WHAT THIS TASK INVOLVES:
From the listing below, extract every line containing "Write".
* START SOURCE RECORDS *
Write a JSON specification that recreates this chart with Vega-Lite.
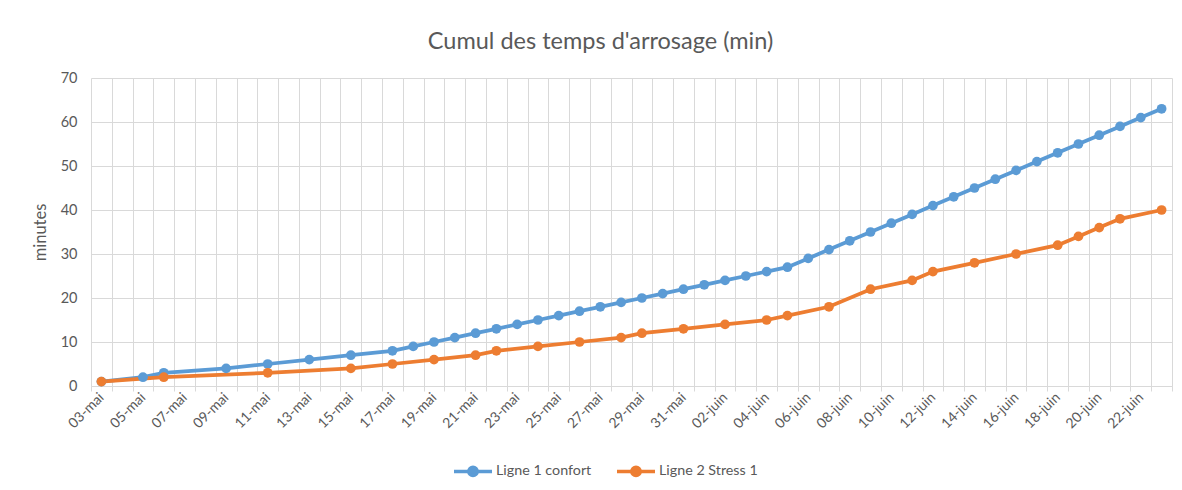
{
  "$schema": "https://vega.github.io/schema/vega-lite/v6.json",
  "width": 1081,
  "height": 308,
  "autosize": {"type": "none"},
  "padding": {"left": 91, "top": 78, "right": 10, "bottom": 104},
  "background": "white",
  "title": {"text": "Cumul des temps d'arrosage (min)", "fontSize": 23.5, "font": "Lato", "fontWeight": "normal", "color": "#595959", "offset": 17, "anchor": "middle", "dx": -31},
  "config": {"view": {"stroke": null}, "font": "Lato"},
  "data": {"values": [
    {"d": "2023-05-03", "s": "Ligne 1 confort", "v": 1},
    {"d": "2023-05-05", "s": "Ligne 1 confort", "v": 2},
    {"d": "2023-05-06", "s": "Ligne 1 confort", "v": 3},
    {"d": "2023-05-09", "s": "Ligne 1 confort", "v": 4},
    {"d": "2023-05-11", "s": "Ligne 1 confort", "v": 5},
    {"d": "2023-05-13", "s": "Ligne 1 confort", "v": 6},
    {"d": "2023-05-15", "s": "Ligne 1 confort", "v": 7},
    {"d": "2023-05-17", "s": "Ligne 1 confort", "v": 8},
    {"d": "2023-05-18", "s": "Ligne 1 confort", "v": 9},
    {"d": "2023-05-19", "s": "Ligne 1 confort", "v": 10},
    {"d": "2023-05-20", "s": "Ligne 1 confort", "v": 11},
    {"d": "2023-05-21", "s": "Ligne 1 confort", "v": 12},
    {"d": "2023-05-22", "s": "Ligne 1 confort", "v": 13},
    {"d": "2023-05-23", "s": "Ligne 1 confort", "v": 14},
    {"d": "2023-05-24", "s": "Ligne 1 confort", "v": 15},
    {"d": "2023-05-25", "s": "Ligne 1 confort", "v": 16},
    {"d": "2023-05-26", "s": "Ligne 1 confort", "v": 17},
    {"d": "2023-05-27", "s": "Ligne 1 confort", "v": 18},
    {"d": "2023-05-28", "s": "Ligne 1 confort", "v": 19},
    {"d": "2023-05-29", "s": "Ligne 1 confort", "v": 20},
    {"d": "2023-05-30", "s": "Ligne 1 confort", "v": 21},
    {"d": "2023-05-31", "s": "Ligne 1 confort", "v": 22},
    {"d": "2023-06-01", "s": "Ligne 1 confort", "v": 23},
    {"d": "2023-06-02", "s": "Ligne 1 confort", "v": 24},
    {"d": "2023-06-03", "s": "Ligne 1 confort", "v": 25},
    {"d": "2023-06-04", "s": "Ligne 1 confort", "v": 26},
    {"d": "2023-06-05", "s": "Ligne 1 confort", "v": 27},
    {"d": "2023-06-06", "s": "Ligne 1 confort", "v": 29},
    {"d": "2023-06-07", "s": "Ligne 1 confort", "v": 31},
    {"d": "2023-06-08", "s": "Ligne 1 confort", "v": 33},
    {"d": "2023-06-09", "s": "Ligne 1 confort", "v": 35},
    {"d": "2023-06-10", "s": "Ligne 1 confort", "v": 37},
    {"d": "2023-06-11", "s": "Ligne 1 confort", "v": 39},
    {"d": "2023-06-12", "s": "Ligne 1 confort", "v": 41},
    {"d": "2023-06-13", "s": "Ligne 1 confort", "v": 43},
    {"d": "2023-06-14", "s": "Ligne 1 confort", "v": 45},
    {"d": "2023-06-15", "s": "Ligne 1 confort", "v": 47},
    {"d": "2023-06-16", "s": "Ligne 1 confort", "v": 49},
    {"d": "2023-06-17", "s": "Ligne 1 confort", "v": 51},
    {"d": "2023-06-18", "s": "Ligne 1 confort", "v": 53},
    {"d": "2023-06-19", "s": "Ligne 1 confort", "v": 55},
    {"d": "2023-06-20", "s": "Ligne 1 confort", "v": 57},
    {"d": "2023-06-21", "s": "Ligne 1 confort", "v": 59},
    {"d": "2023-06-22", "s": "Ligne 1 confort", "v": 61},
    {"d": "2023-06-23", "s": "Ligne 1 confort", "v": 63},
    {"d": "2023-05-03", "s": "Ligne 2 Stress 1", "v": 1},
    {"d": "2023-05-06", "s": "Ligne 2 Stress 1", "v": 2},
    {"d": "2023-05-11", "s": "Ligne 2 Stress 1", "v": 3},
    {"d": "2023-05-15", "s": "Ligne 2 Stress 1", "v": 4},
    {"d": "2023-05-17", "s": "Ligne 2 Stress 1", "v": 5},
    {"d": "2023-05-19", "s": "Ligne 2 Stress 1", "v": 6},
    {"d": "2023-05-21", "s": "Ligne 2 Stress 1", "v": 7},
    {"d": "2023-05-22", "s": "Ligne 2 Stress 1", "v": 8},
    {"d": "2023-05-24", "s": "Ligne 2 Stress 1", "v": 9},
    {"d": "2023-05-26", "s": "Ligne 2 Stress 1", "v": 10},
    {"d": "2023-05-28", "s": "Ligne 2 Stress 1", "v": 11},
    {"d": "2023-05-29", "s": "Ligne 2 Stress 1", "v": 12},
    {"d": "2023-05-31", "s": "Ligne 2 Stress 1", "v": 13},
    {"d": "2023-06-02", "s": "Ligne 2 Stress 1", "v": 14},
    {"d": "2023-06-04", "s": "Ligne 2 Stress 1", "v": 15},
    {"d": "2023-06-05", "s": "Ligne 2 Stress 1", "v": 16},
    {"d": "2023-06-07", "s": "Ligne 2 Stress 1", "v": 18},
    {"d": "2023-06-09", "s": "Ligne 2 Stress 1", "v": 22},
    {"d": "2023-06-11", "s": "Ligne 2 Stress 1", "v": 24},
    {"d": "2023-06-12", "s": "Ligne 2 Stress 1", "v": 26},
    {"d": "2023-06-14", "s": "Ligne 2 Stress 1", "v": 28},
    {"d": "2023-06-16", "s": "Ligne 2 Stress 1", "v": 30},
    {"d": "2023-06-18", "s": "Ligne 2 Stress 1", "v": 32},
    {"d": "2023-06-19", "s": "Ligne 2 Stress 1", "v": 34},
    {"d": "2023-06-20", "s": "Ligne 2 Stress 1", "v": 36},
    {"d": "2023-06-21", "s": "Ligne 2 Stress 1", "v": 38},
    {"d": "2023-06-23", "s": "Ligne 2 Stress 1", "v": 40}
  ]},
  "mark": {"type": "line", "strokeWidth": 3.75, "point": {"filled": true, "size": 95}},
  "encoding": {
    "x": {
      "field": "d", "type": "temporal", "timeUnit": "utcyearmonthdate", "bandPosition": 0.5,
      "title": null,
      "scale": {"type": "utc", "domain": [{"year": 2023, "month": 5, "date": 3, "utc": true}, {"year": 2023, "month": 6, "date": 24, "utc": true}]},
      "axis": {
        "tickCount": {"interval": "day", "step": 1},
        "labelExpr": "(round((datum.value - utc(2023,4,3))/864e5) % 2 == 0 && datum.value < utc(2023,5,23)) ? utcFormat(datum.value, '%d') + '-' + (utcmonth(datum.value) == 4 ? 'mai' : 'juin') : ''",
        "labelOffset": 10.4,
        "labelAngle": -45,
        "labelAlign": "right",
        "labelBaseline": "middle",
        "labelOverlap": false,
        "labelFlush": false,
        "labelBound": false,
        "labelFontSize": 14,
        "labelColor": "#595959",
        "labelPadding": 4,
        "grid": true,
        "gridColor": "#d9d9d9",
        "gridWidth": 1,
        "domainColor": "#d9d9d9",
        "domainWidth": 1,
        "tickColor": "#d9d9d9",
        "tickSize": 5
      }
    },
    "y": {
      "field": "v", "type": "quantitative",
      "scale": {"domain": [0, 70], "nice": false},
      "axis": {
        "values": [0, 10, 20, 30, 40, 50, 60, 70],
        "title": "minutes",
        "titleFontSize": 16.5,
        "titleFontWeight": "normal",
        "titleColor": "#595959",
        "titlePadding": 12,
        "labelFontSize": 14.5,
        "labelColor": "#595959",
        "labelPadding": 14,
        "ticks": false,
        "domain": false,
        "gridColor": "#d9d9d9",
        "gridWidth": 1
      }
    },
    "color": {
      "field": "s", "type": "nominal",
      "scale": {"domain": ["Ligne 1 confort", "Ligne 2 Stress 1"], "range": ["#5B9BD5", "#ED7D31"]},
      "legend": {
        "orient": "none",
        "legendX": 361,
        "legendY": 372,
        "direction": "horizontal",
        "title": null,
        "symbolType": "M-1,0L1,0M0.22,0A0.22,0.22,0,1,1,-0.22,0A0.22,0.22,0,1,1,0.22,0",
        "symbolSize": 1444,
        "symbolStrokeWidth": 3.5,
        "labelFontSize": 14.3,
        "labelColor": "#595959",
        "labelOffset": 2,
        "columnPadding": 18,
        "encode": {"symbols": {"update": {"fill": {"scale": "color", "field": "value"}, "stroke": {"scale": "color", "field": "value"}}}}
      }
    }
  }
}
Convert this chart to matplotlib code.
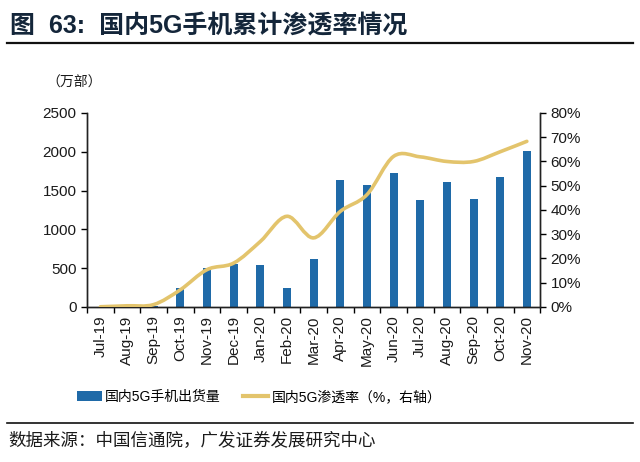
import numpy as np
import matplotlib
matplotlib.use('Agg')
import matplotlib.pyplot as plt
from matplotlib.path import Path
from matplotlib.patches import PathPatch
from matplotlib.lines import Line2D
from matplotlib.patches import Patch

plt.rcParams['font.family'] = ['Liberation Sans', 'Noto Sans CJK SC', 'DejaVu Sans']

# ---------------- data ----------------
months = ['Jul-19', 'Aug-19', 'Sep-19', 'Oct-19', 'Nov-19', 'Dec-19', 'Jan-20',
          'Feb-20', 'Mar-20', 'Apr-20', 'May-20', 'Jun-20', 'Jul-20', 'Aug-20',
          'Sep-20', 'Oct-20', 'Nov-20']
shipments = [0, 2, 15, 249, 507, 557, 546, 239, 622, 1632, 1568, 1727,
             1379, 1615, 1396, 1680, 2010]
penetration = [0.1, 0.5, 1.0, 7.1, 15.4, 18.1, 27.0, 37.4, 28.5, 39.4, 46.3,
               62.1, 61.9, 60.0, 60.0, 64.0, 68.3]

BAR_C = '#1f6aa8'
LINE_C = '#e3c46c'
TXT_C = '#1a1a1a'

fig = plt.figure(figsize=(6.4, 4.62), dpi=100, facecolor='white')
ax = fig.add_axes([0.136, 0.3355, 0.708, 0.42])
ax2 = ax.twinx()

x = np.arange(len(months))
ax.bar(x, shipments, width=0.3, color=BAR_C, zorder=2)

ax.set_xlim(-0.5, len(months) - 0.5)
ax.set_ylim(0, 2500)
ax.set_yticks(range(0, 2501, 500))
ax2.set_ylim(0, 80)
ax2.set_yticks(range(0, 81, 10))
ax2.set_yticklabels([f'{v}%' for v in range(0, 81, 10)])

ax.set_xticks(x)
ax.set_xticklabels(months, rotation=90, fontsize=11, color=TXT_C)
ax.set_xticks(np.arange(-0.5, len(months)), minor=True)
ax.tick_params(axis='x', which='major', length=0, pad=6)
ax.tick_params(axis='x', which='minor', length=4, direction='out', width=1)
ax.tick_params(axis='y', length=4, width=1, labelsize=11, labelcolor=TXT_C)
ax2.tick_params(axis='y', length=4, width=1, labelsize=11, labelcolor=TXT_C)

for a in (ax, ax2):
    a.spines['top'].set_visible(False)
    for s in ('left', 'right', 'bottom'):
        a.spines[s].set_color('#222222')
        a.spines[s].set_linewidth(1.0)

# smoothed line (Excel-style cubic Bezier through the points)
sx = 26.6            # px per category
sy = 194 / 80.0      # px per percent
px = x * sx
py = np.array(penetration) * sy
verts = [(px[0], py[0])]
codes = [Path.MOVETO]
n = len(px)
for i in range(n - 1):
    p0 = np.array([px[max(i - 1, 0)], py[max(i - 1, 0)]])
    p1 = np.array([px[i], py[i]])
    p2 = np.array([px[i + 1], py[i + 1]])
    p3 = np.array([px[min(i + 2, n - 1)], py[min(i + 2, n - 1)]])
    c1 = p1 + (p2 - p0) / 6.0
    c2 = p2 - (p3 - p1) / 6.0
    verts += [tuple(c1), tuple(c2), tuple(p2)]
    codes += [Path.CURVE4] * 3
verts = [(vx / sx, vy / sy) for vx, vy in verts]
ax2.add_patch(PathPatch(Path(verts, codes), facecolor='none', edgecolor=LINE_C,
                        lw=2.6, capstyle='round', zorder=3))

# unit label
fig.text(0.073, 0.820, '（万部）', fontsize=10, color=TXT_C, va='center',
         family=['Noto Sans CJK SC', 'DejaVu Sans'])

# legend
handles = [Patch(facecolor=BAR_C, edgecolor='none'),
           Line2D([0], [0], color=LINE_C, lw=3)]
labels = ['国内5G手机出货量', '国内5G渗透率（%，右轴）']
fig.legend(handles, labels, loc='center left', bbox_to_anchor=(0.12, 0.141), ncol=2,
           frameon=False, handlelength=1.8, handletextpad=0.25,
           columnspacing=1.6, borderpad=0, borderaxespad=0,
           prop={'family': ['Liberation Sans', 'Noto Sans CJK SC'], 'size': 10})

# title
fig.text(0.016, 0.942, '图  63:  国内5G手机累计渗透率情况', fontsize=18, fontweight='bold',
         color='#14263a', va='center', family=['Liberation Sans', 'Noto Sans CJK SC'])
fig.add_artist(Line2D([0.011, 0.989], [0.907, 0.907], color='#111111', lw=1.6))

# source
fig.add_artist(Line2D([0.011, 0.989], [0.085, 0.085], color='#111111', lw=1.2))
fig.text(0.013, 0.045, '数据来源：中国信通院，广发证券发展研究中心', fontsize=12.6,
         color=TXT_C, va='center', family=['Noto Sans CJK SC', 'DejaVu Sans'])

fig.savefig('out.png', dpi=100, facecolor='white')
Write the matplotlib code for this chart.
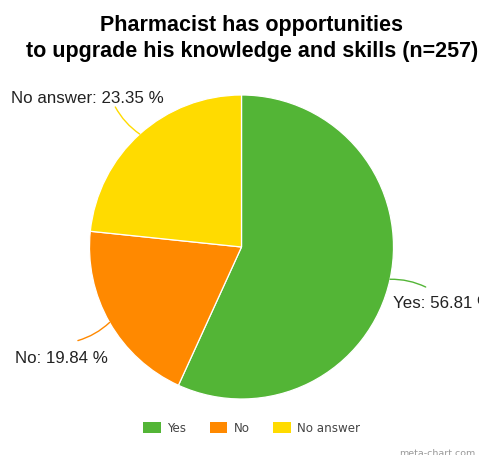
import numpy as np
import matplotlib.pyplot as plt
from matplotlib.patches import Patch

# survey answers (percent of n=257)
categories = ["Yes", "No", "No answer"]
shares = [56.81, 19.84, 23.35]
colors = ["#53B536", "#FF8900", "#FFDB00"]

W, H = 479, 455
cx, cy, R = 241.5, H - 247, 152

fig = plt.figure(figsize=(W / 100, H / 100), dpi=100)
ax = fig.add_axes([0, 0, 1, 1])
ax.set_xlim(0, W)
ax.set_ylim(0, H)
ax.set_aspect("equal")
ax.axis("off")

wedges, _ = ax.pie(shares, colors=colors, startangle=90, counterclock=False,
                   center=(cx, cy), radius=R, frame=True,
                   wedgeprops=dict(edgecolor="white", linewidth=0.9))
ax.set_xlim(0, W)
ax.set_ylim(0, H)
ax.axis("off")

# label positions (left edge, baseline) for each slice
label_pos = [(393, H - 308), (15, H - 363), (11.5, H - 103)]

for w, cat, val, col, (tx, ty) in zip(wedges, categories, shares, colors, label_pos):
    mid = np.deg2rad((w.theta1 + w.theta2) / 2)
    x0, y0 = cx + R * np.cos(mid), cy + R * np.sin(mid)
    x1, y1 = cx + 1.24 * R * np.cos(mid), cy + 1.24 * R * np.sin(mid)
    ax.annotate("", xy=(x1, y1), xytext=(x0, y0),
                arrowprops=dict(arrowstyle="-", color=col, lw=1.0,
                                shrinkA=0, shrinkB=0,
                                connectionstyle="arc3,rad=-0.12"))
    ax.text(tx, ty, f"{cat}: {val:.2f} %", family="Liberation Sans",
            fontsize=12.2, color="#222222", ha="left", va="baseline")

ax.text(252, H - 31.5, "Pharmacist has opportunities", family="Liberation Sans",
        fontsize=15.5, fontweight="bold", ha="center", va="baseline")
ax.text(252, H - 57.5, "to upgrade his knowledge and skills (n=257)",
        family="Liberation Sans", fontsize=15.5, fontweight="bold",
        ha="center", va="baseline")

handles = [Patch(facecolor=c, edgecolor="none", label=n) for n, c in zip(categories, colors)]
ax.legend(handles=handles, loc="center", bbox_to_anchor=(251.5, H - 428),
          bbox_transform=ax.transData, ncol=3, frameon=False,
          prop=dict(family="DejaVu Sans", size=8.6), labelcolor="#444444",
          handlelength=1.5, handleheight=1.1, handletextpad=0.5,
          columnspacing=2.0, borderpad=0)

ax.text(475, -0.5, "meta-chart.com", family="DejaVu Sans", fontsize=6.8,
        color="#999999", ha="right", va="baseline")

fig.savefig("out.png", dpi=100)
* END SOURCE RECORDS *
TASK SOLUTION:
Write a JSON specification that recreates this chart with Vega-Lite.
Write the matplotlib code for this chart.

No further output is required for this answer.